# Adapt JFnet to healthy vs. diseased decision on Kaggle DR data

### Motivation

* optretina: label noise & transfer of JFnet to new dataset with potentially differing statistics
* kaggle dr: this should give us a feeling on how good we can get roughly

In [None]:
import theano
import theano.tensor as T
import lasagne
import numpy as np
import sys
sys.path.append('..')
import os

from progressbar import ProgressBar
import models
from datasets import KaggleDR

## Image preprocessing

In [None]:
# Training images
%run ../convert_JF.py --directory=../data/kaggle_dr/train --convert_directory=../data/kaggle_dr/train_JF_512 --crop_size=512 --extension=jpeg --n_proc=4

# Test images
# TODO: I don't have the raw test images get the resized ones from vaneeda
%run ../convert_JF.py --directory=../data/kaggle_dr/test --convert_directory=../data/kaggle_dr/test_JF_512 --crop_size=512 --extension=jpeg --n_proc=4

## Feature extraction

from Jeffrey de Fauw's network, originally trained on Kaggle DR competition

In [None]:
def extract_features(source_path=None, source_filenames=None, last_layer=None, outfile=None, batch_size=2):
    input_var = T.tensor4('inputs')
    weights = '../models/jeffrey_df/2015_07_17_123003_PARAMSDUMP.pkl'
    network = models.jeffrey_df(input_var=input_var, width=512, height=512, filename=weights)
    output_layer = network[last_layer]

    feature_activations = lasagne.layers.get_output(output_layer)
    forward_pass = theano.function([input_var], feature_activations)

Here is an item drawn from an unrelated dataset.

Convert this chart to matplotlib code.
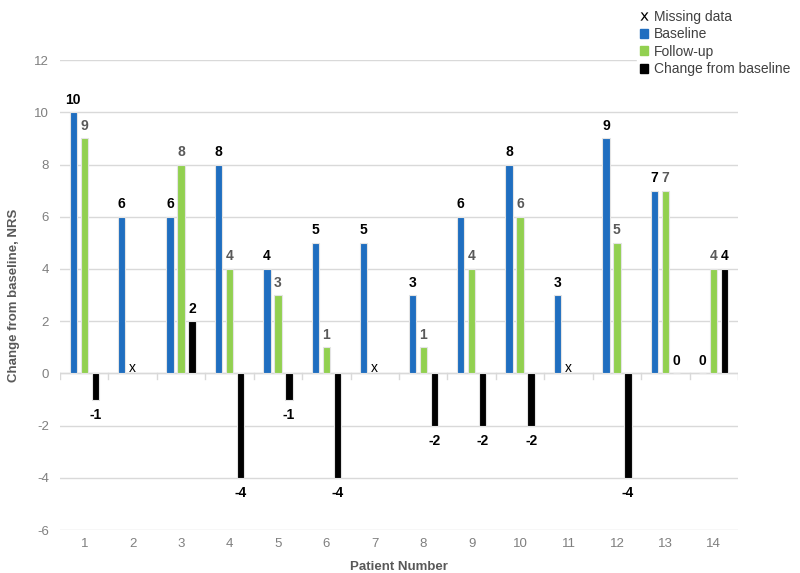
import numpy as np
import matplotlib.pyplot as plt
from matplotlib.lines import Line2D
import matplotlib.patches as mpatches

# ── data ───────────────────────────────────────────────────────────────────
patients = list(range(1, 15))
baseline = [10, 6, 6, 8, 4, 5, 5, 3, 6, 8, 3, 9, 7, 0]
followup = [9, None, 8, 4, 3, 1, None, 1, 4, 6, None, 5, 7, 4]
change = [-1, None, 2, -4, -1, -4, None, -2, -2, -2, None, -4, 0, 4]

COLOR_BASE = '#1F6EC0'
COLOR_FOLLOW = '#92D050'
COLOR_CHANGE = '#000000'
GRAY = '#7F7F7F'

plt.rcParams['font.family'] = ['Liberation Sans', 'DejaVu Sans']
plt.rcParams['axes.unicode_minus'] = False

fig = plt.figure(figsize=(8.0, 5.73), dpi=100)
ax = fig.add_axes([0.075, 0.075, 0.8475, 0.82])

x = np.arange(len(patients))
off = 0.228
w = 0.15


def nan_list(vals):
    return [np.nan if v is None else v for v in vals]


ax.bar(x - off, baseline, w, color=COLOR_BASE, edgecolor='#e4e4e4', linewidth=0.8, zorder=3)
ax.bar(x, nan_list(followup), w, color=COLOR_FOLLOW, edgecolor='#e4e4e4', linewidth=0.8, zorder=3)
ax.bar(x + off, nan_list(change), w, color=COLOR_CHANGE, edgecolor='#e4e4e4', linewidth=0.8, zorder=3)


def label(xp, v, color):
    if v >= 0:
        ax.annotate(f'{v}', (xp, v), xytext=(0, 4), textcoords='offset points',
                    ha='center', va='bottom', fontsize=10, fontweight='bold',
                    color=color, zorder=4)
    else:
        ax.annotate(f'{v}', (xp, v), xytext=(0, -6), textcoords='offset points',
                    ha='center', va='top', fontsize=10, fontweight='bold',
                    color=color, zorder=4)


for i in x:
    label(i - off, baseline[i], '#000000')
    if followup[i] is None:
        ax.text(i, -0.05, 'x', ha='center', va='bottom', fontsize=10,
                color='#000000', zorder=4)
    else:
        label(i, followup[i], '#595959')
    if change[i] is not None:
        label(i + off, change[i], '#000000')

ax.set_ylim(-6, 12)
ax.set_xlim(-0.5, len(patients) - 0.5)
ax.set_yticks(range(-6, 13, 2))
ax.set_xticks(x)
ax.set_xticklabels([str(p) for p in patients])
ax.grid(axis='y', color='#d9d9d9', linewidth=1.0, zorder=0)
ax.set_axisbelow(True)
for s in ax.spines.values():
    s.set_visible(False)
ax.tick_params(axis='both', length=0, labelsize=9.5, labelcolor=GRAY)
ax.tick_params(axis='x', pad=6)
ax.tick_params(axis='y', pad=8)

# zero line with category boundary ticks
ax.axhline(0, color='#d9d9d9', linewidth=1.0, zorder=2)
for b in np.arange(-0.5, len(patients), 1.0):
    ax.plot([b, b], [0, -0.22], color='#d9d9d9', linewidth=1.0, zorder=2)

ax.set_xlabel('Patient Number', fontsize=9.5, fontweight='bold', color='#595959', labelpad=8)
ax.set_ylabel('Change from baseline, NRS', fontsize=9.5, fontweight='bold', color='#595959', labelpad=10)

handles = [
    Line2D([], [], linestyle='none', marker='$\\mathrm{x}$', color='#000000',
           markersize=6, markeredgewidth=0),
    mpatches.Patch(color=COLOR_BASE),
    mpatches.Patch(color=COLOR_FOLLOW),
    mpatches.Patch(color=COLOR_CHANGE),
]
labels = ['Missing data', 'Baseline', 'Follow-up', 'Change from baseline']
leg = fig.legend(handles, labels, loc='upper right', bbox_to_anchor=(1.0, 1.0),
                 frameon=True, facecolor='white', edgecolor='white', framealpha=1,
                 fontsize=10, handlelength=0.6, handleheight=0.6, handletextpad=0.4,
                 labelspacing=0.25, borderpad=0.2, labelcolor='#404040')
leg.set_zorder(10)

fig.savefig('out.png', dpi=100)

    dataset = KaggleDR(path_data=source_path, filename_targets=source_filenames,
                       preprocessing=KaggleDR.jf_trafo)

    n_features = np.prod(output_layer.output_shape[1:])
    if os.path.exists(outfile):
        print 'Feature file already exists, aborting.'
        return

    fp = np.memmap(outfile, dtype=theano.config.floatX, mode='w+',
                   shape=(dataset.n_samples,) + output_layer.output_shape[1:]) # Each sample might still be of dim > 1

    n_batches = np.ceil(dataset.n_samples/batch_size)
    p = ProgressBar(n_batches)
    
    for i, batch in enumerate(dataset.iterate_minibatches(np.arange(dataset.n_samples), batch_size)):
        p.animate(i)
        inputs, _ = batch
        fp[i*batch_size:min((i+1)*batch_size, dataset.n_samples)] = forward_pass(inputs)
        
    del fp # close memory mapped array
    
    return

In [None]:
last_layer = '18'

In [None]:
# Training images
extract_features(source_path='../data/kaggle_dr/train_JF_512', 
                 source_filenames='../data/kaggle_dr/trainLabels_bin.csv', 
                 last_layer=last_layer, 
                 outfile='../data/kaggle_dr/feat_train_' + last_layer + '.npy',
                 batch_size=2)

In [None]:
# Test images
extract_features(source_path='../data/kaggle_dr/test_JF_512', 
                 source_filenames='../data/kaggle_dr/retinopathy_solution_bin.csv', 
                 last_layer=last_layer, 
                 outfile='../data/kaggle_dr/feat_test_' + last_layer + '.npy',
                 batch_size=2)


## Train classifier on fixed JFnet features

## Analyse performance

## If not satisfying consider to fine-tune JFnet features jointly with classifier
### This is computationally more expensive and requires to fuse the two models for which one of them is written in lasagne and the other one in keras!